Equa rappresentanza delle donne in politica e nell'economia

14.06.2018

Intervento di Laura Riget all’aperitivo per la parità in onore della ricorrenza dello sciopero delle donne del 1991
Proprio oggi il Consiglio nazionale ha approvato in ambito della revisione del diritto delle società anonime una quota rosa obbligatoria per le imprese quotate in borsa. Queste imprese dovranno avere almeno il 20% di donne nelle loro direzione e il 30% nei loro consigli d’amministrazione.
Da una parte è sicuramente una buona notizia perché significa – guardando i rapporti di forza in Parlamento – che anche i consiglieri nazionali e le consigliere nazionali borghesi si sono finalmente resi conto che è necessario fare qualcosa.
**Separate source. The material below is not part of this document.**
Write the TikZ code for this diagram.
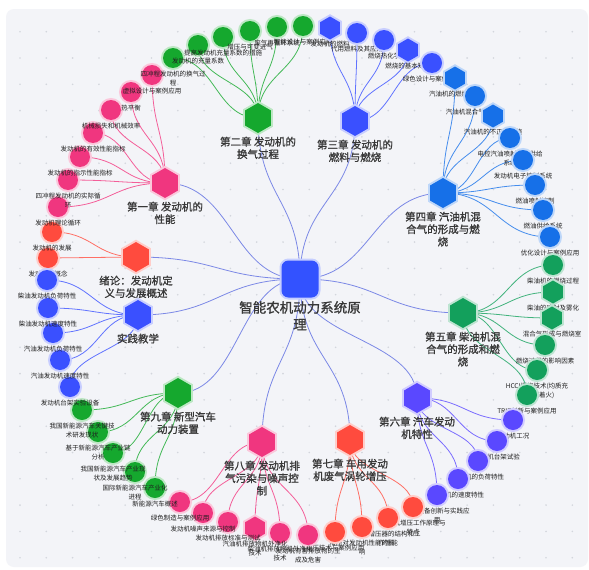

Dall’altra parte questa decisione è un passo decisamente troppo piccolo! Noi donne dovremmo forse rallegrarci di poter essere presenti nella misura nel 20% nelle grandi aziende?! Una proposta tipica di un paese come la Svizzera che ha più volte dimostrato con che lentezza si occupa dei diritti delle donne e della parità.
Il 20% non basta! L’obiettivo deve essere il 50%!
Questa rivendicazione non deve valere solo per l’economia, ma anche per la sfera politica. Le donne, quando hanno finalmente ottenuto il diritto di voto, sono sulla carta diventate delle cittadine alla pari degli uomini, ma riuscirono solo lentamente ad avere potere politico. Ancora oggi noi donne siamo sottorappresentate in politica, sia tra le candidature ma soprattutto tra coloro che vengono eletti ed elette. In Gran Consiglio ci sono 22 donne, che corrisponde al 25%. Nel nostro governo cantonale neanche una. A Berna la situazione non è migliore: in Consiglio nazionale si raggiunge una presenza femminile del 33% ma nel Consiglio degli Stati solo del 15%. Nonostante noi donne svizzere siamo il 52% degli aventi diritto di voto, la nostra quota nei consessi politici è meno di un terzo mediamente. Questa mancata rappresentanza descrittiva – meno donne elette rispetto a quelle nella popolazione – può causare problemi di rappresentanza sostanziale – gli interessi delle donne non vengono presi in considerazioni e difesi sufficientemente - nonché di rappresentanza simbolica - la nostra democrazia si basa infatti sulla presenza proporzionale dei vari interessi, varie professioni, età e sessi.
Un altro problema è la situazione delle donne sottoposte a discriminazione plurima - ad esempio le donne con origine straniera. Loro hanno ancora più difficoltà a far sentire la loro voce per difendere le proprie cause politiche, sia perché non hanno il diritto di voto, sia perché hanno poche chance elettorali. La discriminazione strutturale impedisce loro l’accesso al potere politico. È quindi necessario espandere il concetto di cittadinanza anche a queste donne e lottare per una democrazia più inclusiva, in cui le donne – tutte le donne – posssono far sentire la loro voce!
Lanciando uno sguardo al futuro, soprattutto in vista delle elezioni che ci attendono, urge aumentare gli sforzi in questo ambito. Come Sinistra siamo da sempre attenti alla questione e ci impegniamo da anni per promuovere e valorizzare le donne in politica, nell’economia e nella società. Non a caso i gruppi parlamentari del PS e dei Verdi in Gran Consiglio godono della più alta percentuale femminile. Ma non possiamo permetterci di dormire sugli allori: occorre continuare ad essere d’esempio per gli altri partiti, mantenendo e aumentando ulteriormente anche nel 2019 il numero di donne, sia in lista che tra le elette. Non basta infatti solo mettere più donne in liste, ma bisogna anche promuoverle. Bisogna creare reti di sostegno; bisogna garantire lo stesso spazio mediatico alle donne che agli uomini; e soprattutto bisogna far capire agli uomini che hanno paura di perdere i loro privilegi che la parità è un nostro diritto!